Императрица не преминула заметить по моему адресу:
— Знает кошка, чьё мясо съела...
Это такая русская поговорка.
Я ответил на письма, поблагодарив за внимание — столь редкое по отношению к лицу, не облечённому никакими полномочиями.
Затем я простился с графом; с удовлетворением узнал я впоследствии, что он благополучно возвратился домой.
IX
Я пересёк ту часть Ливонии, которая продолжала ещё оставаться польской. Заехал вначале к одному знакомому по имени Борщ, в то время — кастеляну этого воеводства, в его владение Варкланы. Затем мы вместе отправились в Динабург, где, согласно закона, происходили заседания сеймика этого округа. Местное дворянство, немногочисленное, но более зажиточное и несравненно более цивилизованное по сравнению с тем, что я мог наблюдать на других сеймиках, придало большое значение тому, что я лично приехал к ним добиваться депутатства; ничего подобного давно уже не видывали там со стороны обитателей земель короны, и лишь изредка — со стороны литовцев.

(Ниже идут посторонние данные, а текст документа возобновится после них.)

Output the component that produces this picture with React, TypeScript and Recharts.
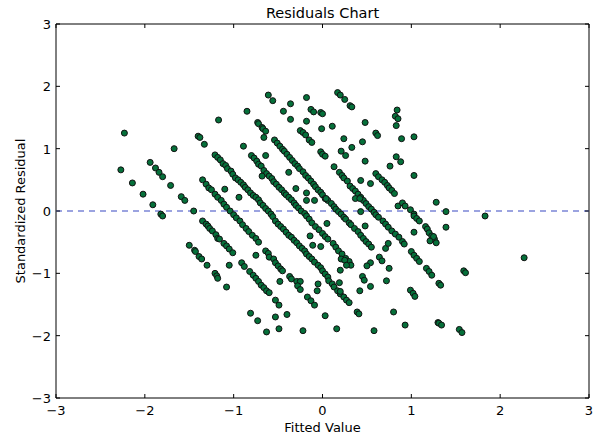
import { ReferenceArea, ReferenceLine, Scatter, ScatterChart, XAxis, YAxis } from "recharts";

// residual bands, [fitted, standardized residual]
const bandA: [number, number][] = [
  [-2.27, 0.66], [-2.14, 0.45], [-2.02, 0.27], [-1.91, 0.1], [-1.82, -0.05], [-1.8, -0.08],
  [-1.5, -0.55], [-1.44, -0.63], [-1.43, -0.65], [-1.39, -0.73], [-1.36, -0.77], [-1.3, -0.87],
  [-1.21, -1.0], [-1.19, -1.04], [-1.18, -1.08], [-1.08, -1.22], [-0.81, -1.64], [-0.73, -1.76],
  [-0.63, -1.94],
];

const bandB: [number, number][] = [
  [-1.94, 0.78], [-1.88, 0.69], [-1.84, 0.62], [-1.8, 0.55], [-1.71, 0.41], [-1.59, 0.23],
  [-1.55, 0.17], [-1.45, 0.0], [-1.35, -0.16], [-1.31, -0.21], [-1.29, -0.24], [-1.27, -0.28],
  [-1.24, -0.32], [-1.2, -0.38], [-1.18, -0.44], [-1.16, -0.45], [-1.11, -0.52], [-1.08, -0.56],
  [-1.05, -0.61], [-1.01, -0.67], [-0.91, -0.83], [-0.88, -0.89], [-0.82, -0.97], [-0.78, -1.03],
  [-0.75, -1.08], [-0.72, -1.13], [-0.69, -1.19], [-0.66, -1.23], [-0.63, -1.28], [-0.6, -1.31],
  [-0.53, -1.43], [-0.49, -1.51], [-0.4, -1.66], [-0.22, -1.92],
];

const bandC: [number, number][] = [
  [-1.67, 1.0], [-1.35, 0.5], [-1.31, 0.43], [-1.28, 0.37], [-1.25, 0.34], [-1.21, 0.27],
  [-1.18, 0.22], [-1.14, 0.17], [-1.11, 0.11], [-1.08, 0.06], [-1.04, 0.0], [-1.0, -0.06],
  [-0.97, -0.11], [-0.93, -0.16], [-0.9, -0.22], [-0.86, -0.28], [-0.83, -0.33], [-0.79, -0.39],
  [-0.75, -0.44], [-0.72, -0.5], [-0.64, -0.64], [-0.61, -0.68], [-0.6, -0.74], [-0.55, -0.77],
  [-0.53, -0.83], [-0.5, -0.88], [-0.47, -0.93], [-0.45, -0.96], [-0.37, -1.05], [-0.35, -1.09],
  [-0.29, -1.13], [-0.25, -1.13], [-0.28, -1.2], [-0.25, -1.26], [-0.17, -1.38], [-0.13, -1.44],
  [-0.09, -1.51], [0.03, -1.68], [0.16, -1.89],
];

const bandD: [number, number][] = [
  [-1.4, 1.2], [-1.38, 1.18], [-1.33, 1.07], [-1.21, 0.9], [-1.18, 0.86], [-1.15, 0.82],
  [-1.12, 0.76], [-1.09, 0.73], [-1.07, 0.68], [-1.03, 0.64], [-1.01, 0.59], [-0.98, 0.53],
  [-0.95, 0.5], [-0.92, 0.46], [-0.89, 0.42], [-0.87, 0.38], [-0.84, 0.34], [-0.81, 0.29],
  [-0.78, 0.25], [-0.75, 0.22], [-0.72, 0.18], [-0.7, 0.13], [-0.67, 0.09], [-0.64, 0.04],
  [-0.61, 0.0], [-0.58, -0.05], [-0.56, -0.09], [-0.53, -0.16], [-0.5, -0.21], [-0.47, -0.25],
  [-0.44, -0.29], [-0.41, -0.34], [-0.38, -0.39], [-0.35, -0.42], [-0.32, -0.47], [-0.29, -0.51],
  [-0.26, -0.56], [-0.23, -0.6], [-0.2, -0.64], [-0.18, -0.69], [-0.15, -0.73], [-0.12, -0.77],
  [-0.09, -0.82], [-0.05, -0.87], [-0.02, -0.91], [0.0, -0.96], [0.03, -1.01], [0.06, -1.06],
  [0.07, -1.12], [0.11, -1.17], [0.13, -1.22], [0.17, -1.28], [0.2, -1.33], [0.24, -1.38],
  [0.27, -1.43], [0.3, -1.47], [0.39, -1.62], [0.41, -1.65], [0.58, -1.92],
];

const bandE: [number, number][] = [
  [-1.17, 1.46], [-0.89, 1.04], [-0.8, 0.89], [-0.77, 0.85], [-0.74, 0.8], [-0.72, 0.75],
  [-0.69, 0.72], [-0.66, 0.65], [-0.63, 0.6], [-0.6, 0.56], [-0.57, 0.52], [-0.55, 0.47],
  [-0.52, 0.43], [-0.49, 0.38], [-0.46, 0.34], [-0.43, 0.29], [-0.41, 0.26], [-0.38, 0.22],
  [-0.35, 0.18], [-0.32, 0.13], [-0.3, 0.09], [-0.27, 0.05], [-0.24, 0.0], [-0.2, -0.04],
  [-0.18, -0.08], [-0.15, -0.13], [-0.12, -0.19], [-0.08, -0.25], [-0.04, -0.3], [0.0, -0.36],
  [0.03, -0.41], [0.06, -0.45], [0.12, -0.52], [0.15, -0.58], [0.18, -0.64], [0.22, -0.69],
  [0.26, -0.76], [0.3, -0.81], [0.32, -0.87], [0.21, -0.77], [0.45, -1.05], [0.47, -1.11],
  [0.54, -1.21], [0.8, -1.62], [0.93, -1.83],
];

const bandF: [number, number][] = [
  [-0.85, 1.6], [-0.73, 1.42], [-0.72, 1.4], [-0.68, 1.34], [-0.67, 1.32], [-0.64, 1.28],
  [-0.54, 1.14], [-0.51, 1.09], [-0.48, 1.04], [-0.45, 0.99], [-0.43, 0.96], [-0.4, 0.91],
  [-0.37, 0.86], [-0.34, 0.81], [-0.31, 0.76], [-0.28, 0.72], [-0.26, 0.68], [-0.22, 0.63],
  [-0.19, 0.57], [-0.16, 0.53], [-0.13, 0.48], [-0.1, 0.43], [-0.08, 0.39], [-0.05, 0.34],
  [-0.02, 0.3], [0.0, 0.26], [0.03, 0.2], [0.06, 0.17], [0.1, 0.12], [0.13, 0.07],
  [0.15, 0.03], [0.18, -0.01], [0.21, -0.05], [0.24, -0.1], [0.26, -0.13], [0.3, -0.19],
  [0.32, -0.22], [0.36, -0.28], [0.4, -0.33], [0.43, -0.39], [0.46, -0.44], [0.49, -0.49],
  [0.52, -0.53], [0.55, -0.58], [0.64, -0.74], [0.67, -0.8], [0.75, -0.92], [0.99, -1.27],
  [1.02, -1.32], [1.04, -1.37], [1.3, -1.79], [1.31, -1.8], [1.34, -1.83], [1.54, -1.9],
  [1.57, -1.95],
];

const bandG: [number, number][] = [
  [-0.61, 1.86], [-0.56, 1.77], [-0.44, 1.6], [-0.25, 1.29], [-0.22, 1.26], [-0.19, 1.22],
  [-0.15, 1.14], [-0.12, 1.1], [-0.02, 0.95], [0.0, 0.91], [0.03, 0.88], [0.13, 0.71],
  [0.19, 0.62], [0.22, 0.57], [0.24, 0.53], [0.28, 0.48], [0.31, 0.4], [0.34, 0.36],
  [0.37, 0.32], [0.4, 0.27], [0.43, 0.22], [0.46, 0.17], [0.49, 0.12], [0.52, 0.07],
  [0.55, 0.03], [0.58, -0.02], [0.6, -0.06], [0.63, -0.1], [0.68, -0.16], [0.71, -0.21],
  [0.74, -0.26], [0.78, -0.32], [0.82, -0.37], [0.86, -0.42], [0.9, -0.49], [0.92, -0.53],
  [1.0, -0.65], [1.03, -0.71], [1.06, -0.76], [1.09, -0.81], [1.17, -0.92], [1.2, -0.97],
  [1.23, -1.03], [1.31, -1.16], [1.33, -1.19], [0.37, 0.2], [0.42, 0.2],
];

const bandH: [number, number][] = [
  [-0.18, 1.82], [-0.13, 1.63], [-0.1, 1.59], [-0.02, 1.58], [0.0, 1.56], [0.11, 1.36],
  [0.24, 1.16], [0.33, 1.02], [0.48, 0.8], [0.6, 0.6], [0.63, 0.55], [0.67, 0.5],
  [0.7, 0.46], [0.73, 0.41], [0.75, 0.37], [0.78, 0.33], [0.81, 0.28], [0.85, 0.08],
  [0.9, 0.13], [0.93, 0.08], [0.99, 0.02], [1.03, -0.05], [1.03, -0.08], [1.06, -0.12],
  [1.09, -0.16], [1.16, -0.25], [1.18, -0.29], [1.2, -0.35], [1.23, -0.4], [1.26, -0.45],
  [1.28, -0.51], [1.21, -0.48], [1.25, -0.41], [1.59, -0.96], [1.61, -0.99],
];

const bandI: [number, number][] = [
  [0.17, 1.9], [0.2, 1.86], [0.25, 1.79], [0.31, 1.69], [0.33, 1.67], [0.48, 1.42],
  [0.6, 1.25], [0.62, 1.21], [0.83, 0.87], [0.88, 0.79], [1.03, 0.57], [1.28, 0.14],
  [1.39, -0.01], [1.39, -0.26],
];

const bandJ: [number, number][] = [
  [0.84, 1.62], [0.82, 1.52], [0.85, 1.48], [0.83, 1.37], [0.89, 1.16], [1.03, 1.19],
  [1.83, -0.08], [2.27, -0.75],
];

const scattered: [number, number][] = [
  [-2.23, 1.25], [-1.05, -0.87], [-0.49, -1.89], [-1.1, 0.35], [-0.94, 0.22], [-0.75, -0.71],
  [-0.48, -1.13], [-0.05, -1.17], [-0.06, -1.28], [-0.53, -1.7], [0.19, -1.15], [0.2, -1.29],
  [0.25, -0.79], [0.27, -0.87], [0.2, -0.95], [-0.68, 0.56], [-0.3, 0.36], [-0.18, 0.29],
  [-0.18, 0.17], [-0.09, 0.17], [0.04, 0.2], [0.05, -0.2], [-0.14, -0.4], [-0.11, -0.55],
  [-0.02, -0.57], [-0.66, 1.18], [-0.64, 0.89], [-0.38, 0.62], [0.72, -1.12], [0.42, -1.28],
  [0.48, -0.24], [0.54, -0.83], [0.5, -0.88], [0.71, -0.6], [0.74, -0.52], [0.43, -0.01],
  [0.21, 0.96], [0.26, 0.89], [0.45, 1.11], [-0.01, 1.32], [0.76, 0.72], [0.43, 0.49],
  [0.54, 0.44], [1.03, -0.34], [-0.36, 1.72], [-0.36, 1.47], [-0.18, 1.44],
];

const xTicks = [-3, -2, -1, 0, 1, 2, 3];
const yTicks = [-3, -2, -1, 0, 1, 2, 3];

const points = [
  ...bandA, ...bandB, ...bandC, ...bandD, ...bandE,
  ...bandF, ...bandG, ...bandH, ...bandI, ...bandJ, ...scattered,
].map(([x, y]) => ({ x, y }));

const W = 594;
const H = 437;
const PLOT_LEFT = 56;
const PLOT_RIGHT = 589;
const PLOT_TOP = 24;
const font = "'DejaVu Sans', sans-serif";
const fmt = (v: number) => (v < 0 ? `\u2212${Math.abs(v)}` : `${v}`);

function XTick({ x, y, payload }: any) {
  return (
    <g>
      <line x1={x} x2={x} y1={y} y2={y - 4} stroke="#000" />
      <line x1={x} x2={x} y1={PLOT_TOP} y2={PLOT_TOP + 4} stroke="#000" />
      <text x={x} y={y + 17} textAnchor="middle" fontSize={13} fontFamily={font} fill="#000">
        {fmt(payload.value)}
      </text>
    </g>
  );
}

function YTick({ x, y, payload }: any) {
  return (
    <g>
      <line x1={x} x2={x + 4} y1={y} y2={y} stroke="#000" />
      <line x1={PLOT_RIGHT - 4} x2={PLOT_RIGHT} y1={y} y2={y} stroke="#000" />
      <text x={x - 5} y={y + 5} textAnchor="end" fontSize={13} fontFamily={font} fill="#000">
        {fmt(payload.value)}
      </text>
    </g>
  );
}

const Dot = ({ cx, cy }: any) => (
  <circle cx={cx} cy={cy} r={3} fill="#05703a" stroke="#111" strokeWidth={1} />
);

export default function App() {
  return (
    <div style={{ position: "absolute", left: 0, top: 0, width: W, height: H, background: "#fff" }}>
      <div
        style={{
          position: "absolute",
          left: PLOT_LEFT,
          width: PLOT_RIGHT - PLOT_LEFT,
          top: 5,
          textAlign: "center",
          fontFamily: font,
          fontSize: 14.5,
          color: "#000",
        }}
      >
        Residuals Chart
      </div>
      <ScatterChart width={W} height={H} margin={{ top: PLOT_TOP, right: W - PLOT_RIGHT, bottom: 0, left: 0 }}>
        <XAxis
          type="number"
          dataKey="x"
          domain={[-3, 3]}
          ticks={xTicks}
          height={39}
          axisLine={false}
          tickLine={false}
          tickSize={0}
          tickMargin={0}
          tick={<XTick />}
          label={{ value: "Fitted Value", position: "insideBottom", offset: 5, fontSize: 13, fontFamily: font, fill: "#000" }}
        />
        <YAxis
          type="number"
          dataKey="y"
          domain={[-3, 3]}
          ticks={yTicks}
          width={PLOT_LEFT}
          axisLine={false}
          tickLine={false}
          tickSize={0}
          tickMargin={0}
          tick={<YTick />}
          label={{
            value: "Standardized Residual",
            angle: -90,
            position: "insideLeft",
            offset: 20,
            fontSize: 13,
            fontFamily: font,
            fill: "#000",
            style: { textAnchor: "middle" },
          }}
        />
        <ReferenceArea x1={-3} x2={3} y1={-3} y2={3} fill="none" stroke="#000" strokeWidth={1} />
        <ReferenceLine y={0} stroke="#7b85d6" strokeWidth={1.3} strokeDasharray="6 5" />
        <Scatter data={points} shape={<Dot />} isAnimationActive={false} />
      </ScatterChart>
    </div>
  );
}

Без труда избранный депутатом, я поспешил в Варшаву — через Вильну.
Я нашёл в Вильне Флемминга, исполнявшего обязанности маршалка трибунала не только справедливо, но таким образом, что он был окружён уважением всего населения — к нему относились даже с известной восторженностью.
Это тем более следует отметить, что будучи человеком резким, часто грубоватым и странным до экстравагантности, говоря скверно по-польски и не имея, казалось бы, других развлечений, кроме игры в карты по маленькой, Флемминг сумел присоединить к вполне заслуженной им репутации человека добросовестного, ещё и популярность деятеля, приносящего немалую пользу стране — хотя бы добрым примером мужицкой экономии, которому многие следовали.
Он очень любил меня в те времена — и потому, что я развлекал его, и особенно потому, что мне нравилась его оригинальность и его остроты.
Докучливые обязанности маршалка трибунала должны были быть для Флемминга вдвойне тяжкими: проведя юность во Франции, он всегда казался иностранцем среди нас, и все его симпатии, весь образ жизни выглядели чем-то диаметрально противоположным исполнению такого рода должности. Флемминг взялся за неё для того лишь, чтобы поддержать в Литве партию князя Чарторыйского, дважды зятем которого он был, и ещё более — ради того, чтобы сдержать немного разгул сторонников дома Радзивиллов, ставший особенно невыносимым с тех пор, как сын воеводы Вильны, портрет которого я нарисовал выше, проявил себя, как маршалок трибунала, самым скандальным образом.
То, что происходило в то время в Литве, напоминало картины, возникающие при чтении истории Шотландии перед присоединением её к Англии. Руководство юстицией Флеммингом, длившееся всего лишь год, Сменилось новым «радзивилловским» трибуналом и новыми беззакониями, ещё более ужасающими — что и сделало совершенно явной необходимость реформы, которая была осуществлена, однако, далеко не сразу...
X
Каково же было моё удивление, когда, прибыв в Варшаву в конце августа 1756 года, я узнал о нападении короля Пруссии, запершего Августа III со всем его войском в лагере под Струппеном.
Поскольку это обстоятельство помешало нашему королю прибыть в Польшу в установленный для открытия сейма срок — сейм так и не состоялся.
О, как сожалел я о том, что покинул Петербург ради того, чтобы тащиться в Динабург за этим ничего, как оказалось, не стоившим депутатством!.. И как встревожен был я, видя, что картина изменилась так резко, и я не мог теперь надеяться запросто вернуться в Россию в качестве её друга — или хотя бы в качестве «политического друга» Вильямса!..
И всё же, первым моим желанием, самым острым, какое я когда-либо испытывал, было вернуться в Петербург.